==== Recorded information

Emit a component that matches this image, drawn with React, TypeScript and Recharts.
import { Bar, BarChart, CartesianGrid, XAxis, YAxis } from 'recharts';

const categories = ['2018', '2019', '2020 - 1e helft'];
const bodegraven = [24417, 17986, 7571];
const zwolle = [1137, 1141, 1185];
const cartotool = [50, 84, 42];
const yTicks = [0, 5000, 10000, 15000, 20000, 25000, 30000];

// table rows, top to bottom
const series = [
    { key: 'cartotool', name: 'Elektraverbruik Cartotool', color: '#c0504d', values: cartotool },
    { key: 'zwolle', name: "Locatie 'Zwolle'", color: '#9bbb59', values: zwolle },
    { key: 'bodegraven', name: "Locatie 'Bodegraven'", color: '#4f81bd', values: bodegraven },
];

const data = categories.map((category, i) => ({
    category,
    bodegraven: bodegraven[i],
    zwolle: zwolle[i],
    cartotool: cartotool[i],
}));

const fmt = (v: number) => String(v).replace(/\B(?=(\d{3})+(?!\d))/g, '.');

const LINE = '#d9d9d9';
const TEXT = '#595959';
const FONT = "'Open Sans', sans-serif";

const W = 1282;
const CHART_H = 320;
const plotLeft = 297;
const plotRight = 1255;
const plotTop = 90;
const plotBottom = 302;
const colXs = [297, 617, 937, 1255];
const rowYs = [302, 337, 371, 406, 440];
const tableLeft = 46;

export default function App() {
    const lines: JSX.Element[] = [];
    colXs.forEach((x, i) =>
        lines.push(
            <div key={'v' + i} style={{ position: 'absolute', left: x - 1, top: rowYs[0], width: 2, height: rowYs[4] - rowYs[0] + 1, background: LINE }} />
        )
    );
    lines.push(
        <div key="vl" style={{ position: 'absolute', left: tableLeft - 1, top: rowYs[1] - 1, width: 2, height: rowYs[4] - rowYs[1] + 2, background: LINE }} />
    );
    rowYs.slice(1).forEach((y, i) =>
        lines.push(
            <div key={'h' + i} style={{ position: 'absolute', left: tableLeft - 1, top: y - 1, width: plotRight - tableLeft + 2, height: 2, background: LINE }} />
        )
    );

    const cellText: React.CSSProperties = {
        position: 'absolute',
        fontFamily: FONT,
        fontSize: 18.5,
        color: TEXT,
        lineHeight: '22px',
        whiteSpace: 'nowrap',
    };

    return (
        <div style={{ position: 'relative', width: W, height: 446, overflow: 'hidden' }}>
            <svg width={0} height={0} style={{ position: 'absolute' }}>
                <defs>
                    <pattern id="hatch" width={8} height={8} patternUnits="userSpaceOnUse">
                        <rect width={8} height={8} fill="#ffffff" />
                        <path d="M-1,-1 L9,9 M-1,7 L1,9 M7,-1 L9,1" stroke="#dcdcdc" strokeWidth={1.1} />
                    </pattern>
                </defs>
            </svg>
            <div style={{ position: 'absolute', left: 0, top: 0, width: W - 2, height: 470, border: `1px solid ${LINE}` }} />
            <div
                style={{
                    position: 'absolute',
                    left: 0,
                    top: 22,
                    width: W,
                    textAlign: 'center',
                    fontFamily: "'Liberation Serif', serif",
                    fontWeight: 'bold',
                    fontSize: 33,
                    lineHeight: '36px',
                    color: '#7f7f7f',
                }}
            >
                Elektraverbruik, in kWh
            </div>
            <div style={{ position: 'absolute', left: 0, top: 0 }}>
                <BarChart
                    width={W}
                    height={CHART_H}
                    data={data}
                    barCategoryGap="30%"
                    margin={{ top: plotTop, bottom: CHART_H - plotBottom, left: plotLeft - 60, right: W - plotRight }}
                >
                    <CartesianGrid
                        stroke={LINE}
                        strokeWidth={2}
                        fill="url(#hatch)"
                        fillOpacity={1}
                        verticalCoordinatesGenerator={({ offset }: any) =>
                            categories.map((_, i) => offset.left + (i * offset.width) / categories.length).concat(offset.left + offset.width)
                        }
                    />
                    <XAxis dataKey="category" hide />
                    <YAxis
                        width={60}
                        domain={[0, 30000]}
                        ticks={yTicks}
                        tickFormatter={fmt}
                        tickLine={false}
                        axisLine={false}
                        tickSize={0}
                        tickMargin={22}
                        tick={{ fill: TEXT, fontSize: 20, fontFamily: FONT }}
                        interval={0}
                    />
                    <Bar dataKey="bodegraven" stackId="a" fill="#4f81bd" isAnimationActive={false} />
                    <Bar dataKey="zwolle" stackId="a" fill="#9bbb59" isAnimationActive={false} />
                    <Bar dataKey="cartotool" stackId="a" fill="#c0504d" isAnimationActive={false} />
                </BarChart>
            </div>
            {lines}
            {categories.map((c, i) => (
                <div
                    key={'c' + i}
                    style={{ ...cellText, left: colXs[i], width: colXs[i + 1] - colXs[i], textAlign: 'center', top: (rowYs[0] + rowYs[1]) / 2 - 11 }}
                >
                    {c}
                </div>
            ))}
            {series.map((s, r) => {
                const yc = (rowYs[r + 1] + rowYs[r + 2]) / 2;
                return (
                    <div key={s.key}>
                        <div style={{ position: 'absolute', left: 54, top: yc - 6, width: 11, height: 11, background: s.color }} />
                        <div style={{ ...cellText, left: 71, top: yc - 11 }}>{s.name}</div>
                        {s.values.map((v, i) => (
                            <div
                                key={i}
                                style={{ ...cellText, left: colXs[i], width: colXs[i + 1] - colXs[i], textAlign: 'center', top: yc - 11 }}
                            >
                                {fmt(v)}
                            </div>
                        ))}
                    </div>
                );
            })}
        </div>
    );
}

========

■ Work to complete ■
Reproduce only the lines from the top of the material through the one bearing "const fmt = (v: number)", each exactly as it stands.

■ Solution to this exercise ■
Emit a component that matches this image, drawn with React, TypeScript and Recharts.
import { Bar, BarChart, CartesianGrid, XAxis, YAxis } from 'recharts';

const categories = ['2018', '2019', '2020 - 1e helft'];
const bodegraven = [24417, 17986, 7571];
const zwolle = [1137, 1141, 1185];
const cartotool = [50, 84, 42];
const yTicks = [0, 5000, 10000, 15000, 20000, 25000, 30000];

// table rows, top to bottom
const series = [
    { key: 'cartotool', name: 'Elektraverbruik Cartotool', color: '#c0504d', values: cartotool },
    { key: 'zwolle', name: "Locatie 'Zwolle'", color: '#9bbb59', values: zwolle },
    { key: 'bodegraven', name: "Locatie 'Bodegraven'", color: '#4f81bd', values: bodegraven },
];

const data = categories.map((category, i) => ({
    category,
    bodegraven: bodegraven[i],
    zwolle: zwolle[i],
    cartotool: cartotool[i],
}));

const fmt = (v: number) => String(v).replace(/\B(?=(\d{3})+(?!\d))/g, '.');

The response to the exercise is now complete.